*Exercise requirements*.
Retype only what runs from the first line of the listing to the line holding "import pandas as pd", both included. Do not retype the pictures.

*Data segment*.
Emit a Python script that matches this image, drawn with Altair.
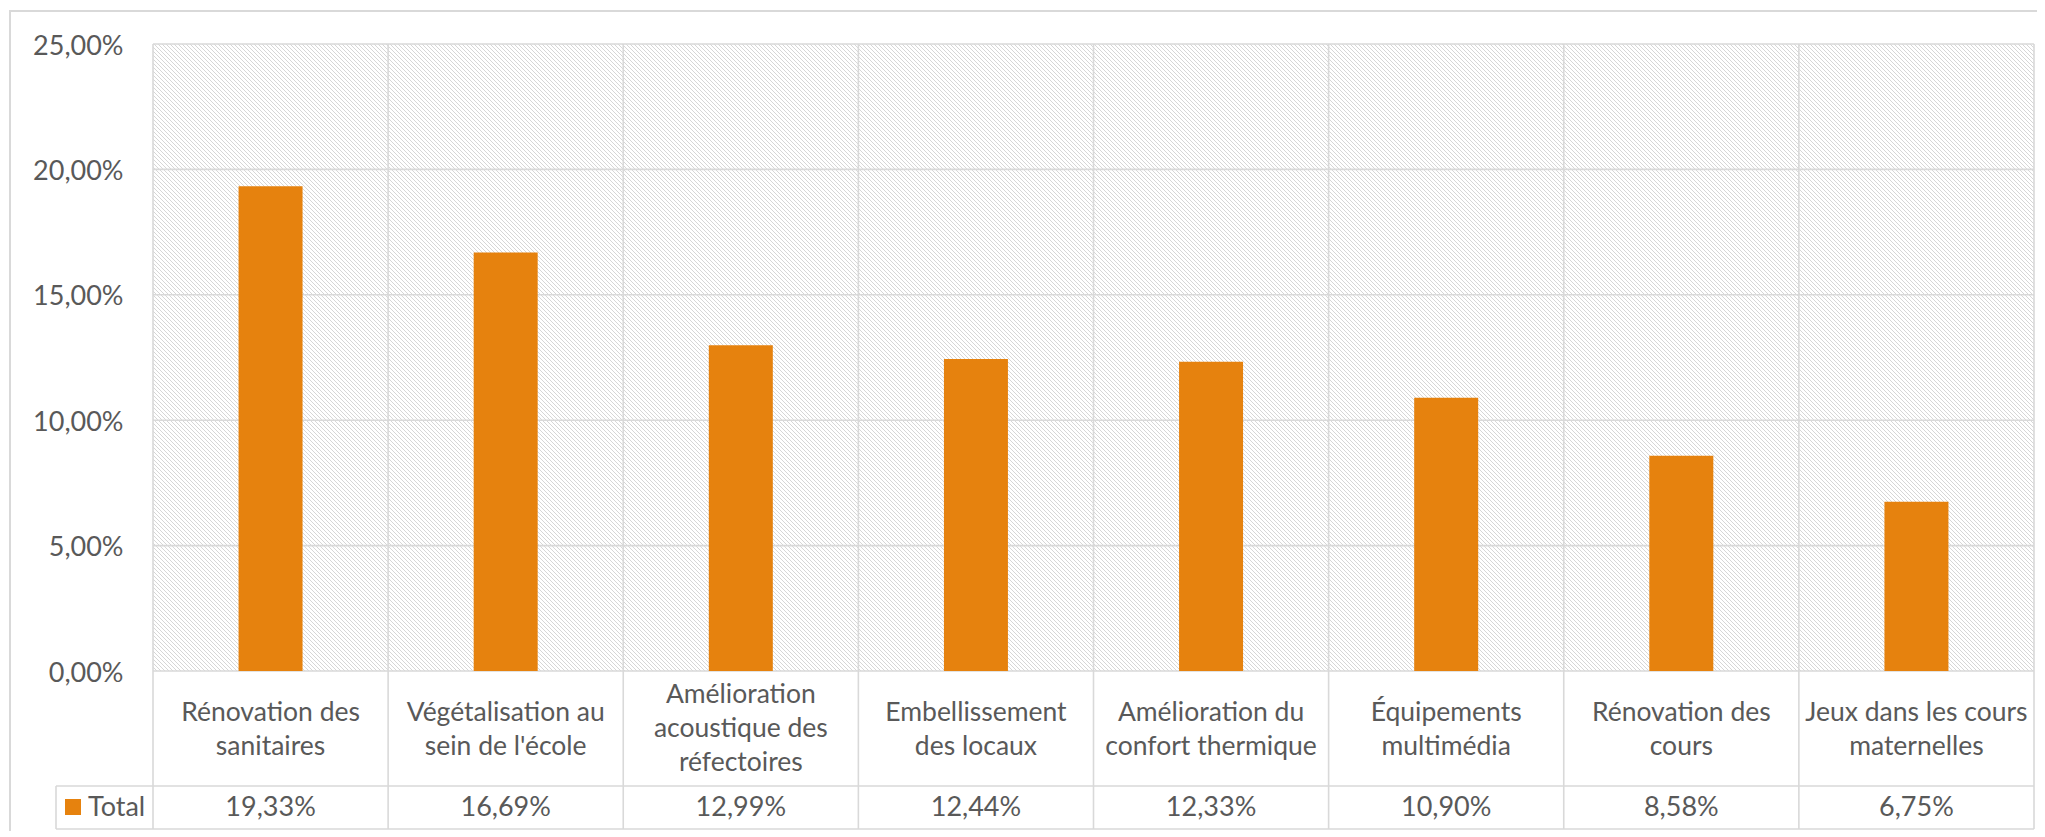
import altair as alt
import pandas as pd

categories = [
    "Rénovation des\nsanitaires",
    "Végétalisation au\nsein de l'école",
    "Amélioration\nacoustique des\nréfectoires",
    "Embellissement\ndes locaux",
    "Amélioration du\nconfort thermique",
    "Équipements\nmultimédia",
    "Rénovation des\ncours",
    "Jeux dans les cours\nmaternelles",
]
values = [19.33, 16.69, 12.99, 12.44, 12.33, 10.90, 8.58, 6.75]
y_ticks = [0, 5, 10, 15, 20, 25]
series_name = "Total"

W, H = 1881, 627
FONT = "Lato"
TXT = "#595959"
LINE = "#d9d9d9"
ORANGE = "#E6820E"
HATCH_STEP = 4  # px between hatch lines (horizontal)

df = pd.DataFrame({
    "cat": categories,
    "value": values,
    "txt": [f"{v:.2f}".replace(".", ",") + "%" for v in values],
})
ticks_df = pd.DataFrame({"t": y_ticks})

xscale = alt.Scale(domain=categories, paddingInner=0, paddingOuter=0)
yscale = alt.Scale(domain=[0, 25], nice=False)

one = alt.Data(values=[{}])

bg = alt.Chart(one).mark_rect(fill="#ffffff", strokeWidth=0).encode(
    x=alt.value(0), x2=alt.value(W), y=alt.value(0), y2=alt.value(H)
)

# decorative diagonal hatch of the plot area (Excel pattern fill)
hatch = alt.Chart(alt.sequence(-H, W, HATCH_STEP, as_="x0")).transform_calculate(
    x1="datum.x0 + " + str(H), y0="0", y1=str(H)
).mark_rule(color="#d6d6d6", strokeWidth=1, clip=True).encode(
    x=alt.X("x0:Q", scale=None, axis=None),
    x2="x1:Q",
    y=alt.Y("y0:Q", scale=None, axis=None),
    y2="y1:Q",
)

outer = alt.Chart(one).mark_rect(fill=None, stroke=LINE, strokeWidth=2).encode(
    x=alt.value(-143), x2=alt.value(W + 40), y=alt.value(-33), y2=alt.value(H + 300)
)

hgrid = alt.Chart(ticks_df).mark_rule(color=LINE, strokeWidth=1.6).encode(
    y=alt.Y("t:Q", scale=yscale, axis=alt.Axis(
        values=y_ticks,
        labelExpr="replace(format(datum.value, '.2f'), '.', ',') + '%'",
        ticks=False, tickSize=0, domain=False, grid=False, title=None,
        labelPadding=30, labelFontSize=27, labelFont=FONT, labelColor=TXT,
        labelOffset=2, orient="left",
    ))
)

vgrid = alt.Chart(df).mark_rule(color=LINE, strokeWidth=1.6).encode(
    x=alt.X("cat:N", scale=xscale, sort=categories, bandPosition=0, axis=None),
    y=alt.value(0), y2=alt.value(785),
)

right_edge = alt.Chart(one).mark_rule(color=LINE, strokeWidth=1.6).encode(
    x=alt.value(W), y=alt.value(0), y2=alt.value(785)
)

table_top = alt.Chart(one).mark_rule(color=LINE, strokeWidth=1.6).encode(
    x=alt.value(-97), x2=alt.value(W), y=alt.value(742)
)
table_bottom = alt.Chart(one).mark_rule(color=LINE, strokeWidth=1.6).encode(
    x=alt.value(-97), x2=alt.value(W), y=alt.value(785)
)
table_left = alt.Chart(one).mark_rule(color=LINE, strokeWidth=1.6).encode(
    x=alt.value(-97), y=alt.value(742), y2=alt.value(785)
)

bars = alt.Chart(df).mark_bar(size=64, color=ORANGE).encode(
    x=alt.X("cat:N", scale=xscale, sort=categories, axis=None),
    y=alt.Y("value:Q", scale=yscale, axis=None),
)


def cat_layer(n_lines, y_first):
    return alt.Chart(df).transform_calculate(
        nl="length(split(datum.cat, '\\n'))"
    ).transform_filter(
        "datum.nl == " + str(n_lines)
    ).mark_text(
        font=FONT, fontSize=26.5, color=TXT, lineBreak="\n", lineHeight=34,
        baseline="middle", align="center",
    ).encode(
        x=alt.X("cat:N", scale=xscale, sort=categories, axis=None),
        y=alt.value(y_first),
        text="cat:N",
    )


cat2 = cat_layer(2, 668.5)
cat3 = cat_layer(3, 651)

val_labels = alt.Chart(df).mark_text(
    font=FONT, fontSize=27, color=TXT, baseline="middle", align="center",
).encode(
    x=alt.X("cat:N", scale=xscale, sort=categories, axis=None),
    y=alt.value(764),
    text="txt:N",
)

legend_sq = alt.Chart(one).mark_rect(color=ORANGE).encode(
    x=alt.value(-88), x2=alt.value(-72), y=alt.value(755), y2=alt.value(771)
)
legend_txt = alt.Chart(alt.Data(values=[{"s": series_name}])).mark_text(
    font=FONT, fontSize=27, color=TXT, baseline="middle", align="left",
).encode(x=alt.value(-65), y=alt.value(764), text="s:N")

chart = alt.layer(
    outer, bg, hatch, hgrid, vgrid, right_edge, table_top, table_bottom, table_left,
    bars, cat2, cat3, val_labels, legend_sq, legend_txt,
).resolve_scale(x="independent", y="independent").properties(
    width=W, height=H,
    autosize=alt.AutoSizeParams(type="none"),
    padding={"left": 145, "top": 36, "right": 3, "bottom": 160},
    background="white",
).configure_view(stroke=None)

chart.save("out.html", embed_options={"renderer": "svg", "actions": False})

*Task result*.
Emit a Python script that matches this image, drawn with Altair.
import altair as alt
import pandas as pd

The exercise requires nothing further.